Why Trump’s detractors wish him well

As in modern warfare, more of today’s politics accepts the principle that even a fallen opponent deserves health care.

Clouds pass over the White House after President Donald Trump announced that he and first lady Melania Trump have both tested positive for the coronavirus disease.

Just two weeks ago, after the death of Justice Ruth Bader Ginsburg, the Trump White House issued a warm statement that the liberal jurist had “demonstrated that one can disagree without being disagreeable toward one’s colleagues.” That spirit of humanity toward a political opponent is once again on display in Washington, a town too often prone to uncivil discourse.

Just hours after the president and first lady tested positive for COVID-19, many of Donald Trump’s fiercest opponents wished them a speedy recovery. Democratic presidential nominee Joe Biden said he “will continue to pray for the health and safety of the president and his family.” Words of condolence also flowed from foreign leaders who have differed sharply with Mr. Trump’s policies, such as German Chancellor Angela Merkel.

Mr. Trump is not the first world leader to be diagnosed with the coronavirus. Britain’s Boris Johnson and Brazil’s Jair Bolsonaro have defeated the virus, as we pray Mr. Trump will. In all three countries, the usual acrimony of mudslinging politics was silenced when the head of state became ill. It gave way to a principle long honored in both military battlefields and sometimes political ones: Anyone injured during a conflict deserves health care.

That principle has been around only about 150 years, starting with the founding of the International Committee of the Red Cross (ICRC), a nonprofit group that has challenged the old take-no-prisoners approach in warfare. The organization’s neutral workers have steadily persuaded combatants on all sides to allow medical treatment of the fallen.
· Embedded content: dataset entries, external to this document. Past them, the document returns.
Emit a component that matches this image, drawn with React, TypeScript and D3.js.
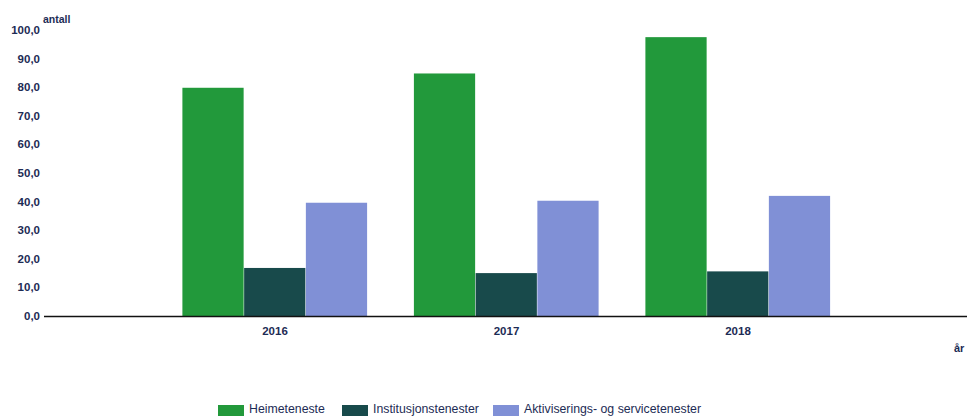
import { useEffect, useRef } from 'react';
import * as d3 from 'd3';

const years = ['2016', '2017', '2018'];
const seriesNames = ['Heimeteneste', 'Institusjonstenester', 'Aktiviserings- og servicetenester'];
const heimeteneste = [79.8, 84.8, 97.5];
const institusjon = [16.8, 15.0, 15.6];
const aktivisering = [39.6, 40.3, 42.0];
const colors = ['#22993b', '#184a4b', '#8090d6'];
const yTicks = [0, 10, 20, 30, 40, 50, 60, 70, 80, 90, 100];

const W = 967, H = 417;
const textColor = '#1d2c55';
const font = '"Liberation Sans", Arial, sans-serif';

export default function App() {
  const svgRef = useRef<SVGSVGElement>(null);

  useEffect(() => {
    if (!svgRef.current) return;
    const svg = d3.select(svgRef.current);
    svg.selectAll('*').remove();

    const values = [heimeteneste, institusjon, aktivisering];
    const y = d3.scaleLinear().domain([0, 100]).range([316, 30]);
    const x0 = d3.scaleBand().domain(years).range([159.25, 853.75]).paddingInner(0.2).paddingOuter(0.1);
    const x1 = d3.scaleBand().domain(seriesNames).range([0, x0.bandwidth()]);

    // bars
    years.forEach((yr, i) => {
      const g = svg.append('g').attr('transform', `translate(${x0(yr)},0)`);
      seriesNames.forEach((s, j) => {
        const v = values[j][i];
        g.append('rect')
          .attr('x', x1(s)!)
          .attr('width', x1.bandwidth() - 0.5)
          .attr('y', y(v))
          .attr('height', y(0) - y(v))
          .attr('fill', colors[j]);
      });
      svg.append('text')
        .attr('x', x0(yr)! + x0.bandwidth() / 2)
        .attr('y', 335)
        .attr('text-anchor', 'middle')
        .attr('font-family', font).attr('font-size', 11.5).attr('font-weight', 'bold')
        .attr('fill', textColor)
        .text(yr);
    });

    // y tick labels
    svg.selectAll('text.ytick').data(yTicks).enter().append('text')
      .attr('class', 'ytick')
      .attr('x', 40)
      .attr('y', d => y(d))
      .attr('dy', '0.35em')
      .attr('text-anchor', 'end')
      .attr('font-family', font).attr('font-size', 11.5).attr('font-weight', 'bold')
      .attr('fill', textColor)
      .text(d => d3.format('.1f')(d).replace('.', ','));

    // baseline
    svg.append('line').attr('x1', 44).attr('x2', W).attr('y1', y(0) + 0.5).attr('y2', y(0) + 0.5)
      .attr('stroke', '#111').attr('stroke-width', 1.5);

    svg.append('text').attr('x', 43).attr('y', 23)
      .attr('font-family', font).attr('font-size', 10.5).attr('font-weight', 'bold').attr('fill', textColor)
      .text('antall');
    svg.append('text').attr('x', 954).attr('y', 352)
      .attr('font-family', font).attr('font-size', 11).attr('font-weight', 'bold').attr('fill', textColor)
      .text('år');

    // legend
    const legendX = [218, 342, 493];
    seriesNames.forEach((s, j) => {
      svg.append('rect').attr('x', legendX[j]).attr('y', 405).attr('width', 26).attr('height', 11).attr('fill', colors[j]);
      svg.append('text').attr('x', legendX[j] + 31).attr('y', 413)
        .attr('font-family', font).attr('font-size', 12.3).attr('fill', textColor)
        .text(s);
    });
  }, []);

  return (
    <svg ref={svgRef} width={W} height={H} viewBox={`0 0 ${W} ${H}`}
      style={{ position: 'absolute', left: 0, top: 0, background: '#fff' }} />
  );
}
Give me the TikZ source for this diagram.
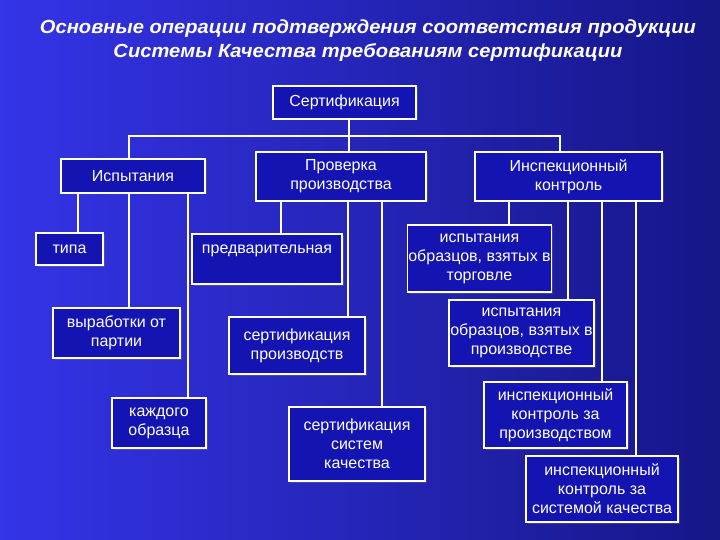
\documentclass[tikz,border=0pt]{standalone}
\usepackage{fontspec}
\setmainfont{Liberation Sans}
\newfontfamily\titlefont[FakeStretch=1.06]{Liberation Sans}
\usetikzlibrary{shadows}
\definecolor{bgbright}{RGB}{52,52,232}
\definecolor{bgmid}{RGB}{36,36,196}
\definecolor{bgdark}{RGB}{22,22,136}
\definecolor{boxfill}{RGB}{20,20,178}
\tikzset{
  opbox/.style={draw=white,line width=1.6pt,fill=boxfill,text=white,align=center,
    inner sep=1pt,font=\fontsize{16}{19}\selectfont,
    drop shadow={opacity=0.35,shadow xshift=1.5pt,shadow yshift=-1.5pt}},
  link/.style={draw=white,line width=1.6pt}
}

\begin{document}
\begin{tikzpicture}[x=1pt,y=-1pt]

% Background
\shade[left color=bgbright,middle color=bgmid,right color=bgdark] (0,0) rectangle (720,540);
\useasboundingbox (0,0) rectangle (720,540);

% Title
\node[text=white,align=center,font=\titlefont\bfseries\itshape\fontsize{19}{24}\selectfont]
  (title) at (368,41) {Основные операции подтверждения соответствия продукции\\
  Системы Качества требованиям сертификации};

% Root and first level
\node[opbox,minimum width=143pt,minimum height=33pt] (sert) at (344.5,102.5) {Сертификация};
\node[opbox,minimum width=144pt,minimum height=34pt] (ispyt) at (133,176) {Испытания};
\node[opbox,minimum width=170pt,minimum height=49pt] (prov) at (341,176.5) {Проверка\\производства};
\node[opbox,minimum width=187pt,minimum height=49pt] (insp) at (568.5,176.5) {Инспекционный\\контроль};

% Testing branch
\node[opbox,minimum width=67pt,minimum height=32pt] (tipa) at (69.5,249) {типа};
\node[opbox,minimum width=127pt,minimum height=50pt] (vyrab) at (116.5,333) {выработки от\\партии};
\node[opbox,minimum width=94pt,minimum height=50pt] (kazhd) at (159,423) {каждого\\образца};

% Production check branch
\node[opbox,minimum width=150pt,minimum height=50pt] (predv) at (267,259) {предварительная\\\mbox{}};
\node[opbox,minimum width=136pt,minimum height=57pt] (sertpr) at (297,345.5) {сертификация\\производств};
\node[opbox,minimum width=136pt,minimum height=74pt] (sertsk) at (357,444) {сертификация\\систем\\качества};

% Inspection branch
\node[opbox,minimum width=143pt,minimum height=67pt] (isptorg) at (479.5,258.5) {испытания\\образцов, взятых в\\торговле};
\node[opbox,minimum width=145pt,minimum height=66pt] (ispproizv) at (521.5,333) {испытания\\образцов, взятых в\\производстве};
\node[opbox,minimum width=143pt,minimum height=66pt] (inspproizv) at (555.5,415) {инспекционный\\контроль за\\производством};
\node[opbox,minimum width=152pt,minimum height=66pt] (inspsk) at (602,489) {инспекционный\\контроль за\\системой качества};

% Bus under the root
\coordinate (bus) at (349,136);
\draw[link] (ispyt.north -| 129,0) |- (bus) -| (insp.north -| 560,0);

% Drops from parent to child
\foreach \p/\c/\x in {sert/prov/349,
  ispyt/tipa/78,ispyt/vyrab/129,ispyt/kazhd/188,
  prov/predv/281,prov/sertpr/348,prov/sertsk/382,
  insp/isptorg/509,insp/ispproizv/568,insp/inspproizv/602,insp/inspsk/636}
{
  \draw[link] (\p.south -| \x,0) -- (\c.north -| \x,0);
}

\end{tikzpicture}
\end{document}
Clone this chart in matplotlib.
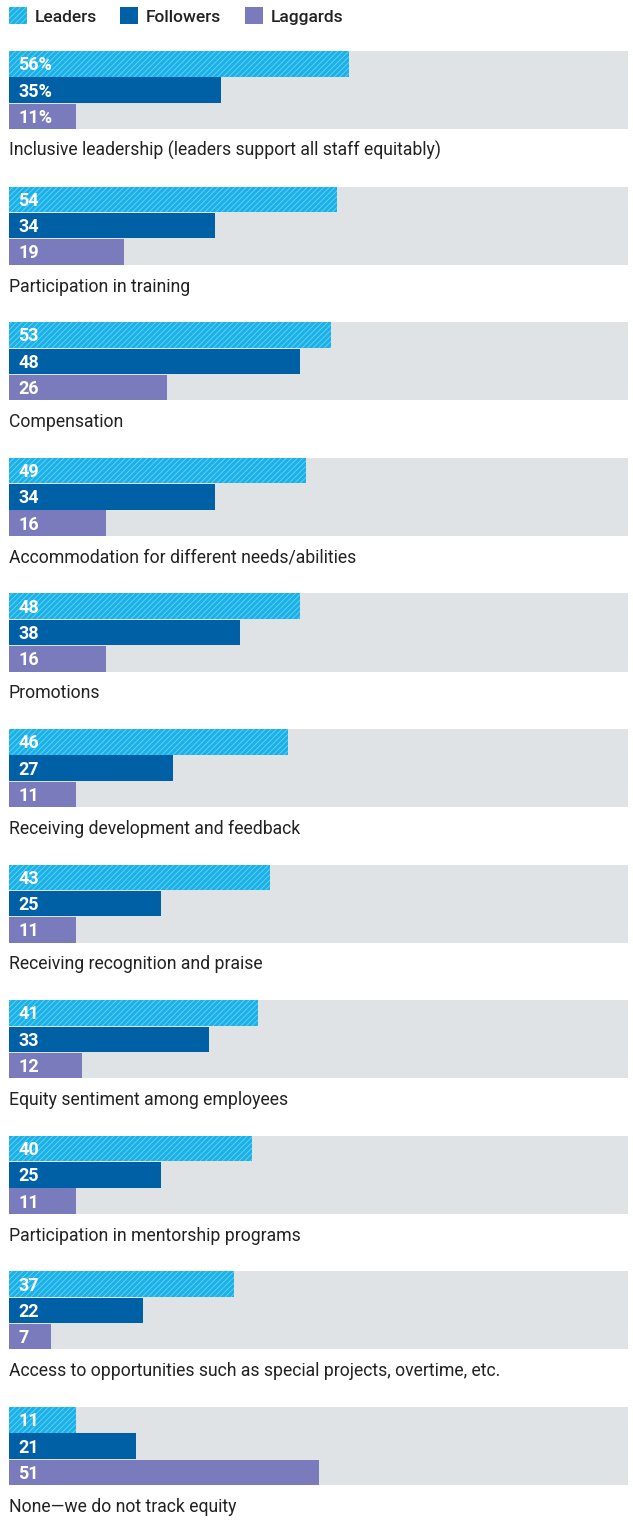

Once injured, a soldier is considered worthy of life-saving help.

Under humanitarian law enshrined in the 1949 Geneva Conventions, a person has inherent innocence. “The task is first and foremost to recognize the humanity in each one of us, as remote and different as we may be, and most importantly to refuse to remain a spectator when this humanity is denied or violated,” writes Vincent Bernard, an ICRC editor. In politics, too, a sickened opponent must be immune from the swords of hate. 

The pandemic has upended many of the world’s conflicts. In Afghanistan, for example, the Taliban have allowed the Red Cross and other aid groups into areas it controls in order to help deal with the virus. Some observers say the Taliban’s acceptance of neutral care for civilians helped soften the group’s recent stance to start negotiations with the Afghan government.

A similar response might be in store for Washington. The many consoling words for the president as he struggles with COVID-19 serve as a reminder that enmity in politics should not translate to enmity toward a person. An idea may be unworthy of respect but not its proponent. In either sickness or in health, civility – even a loving word – can move politics in new directions.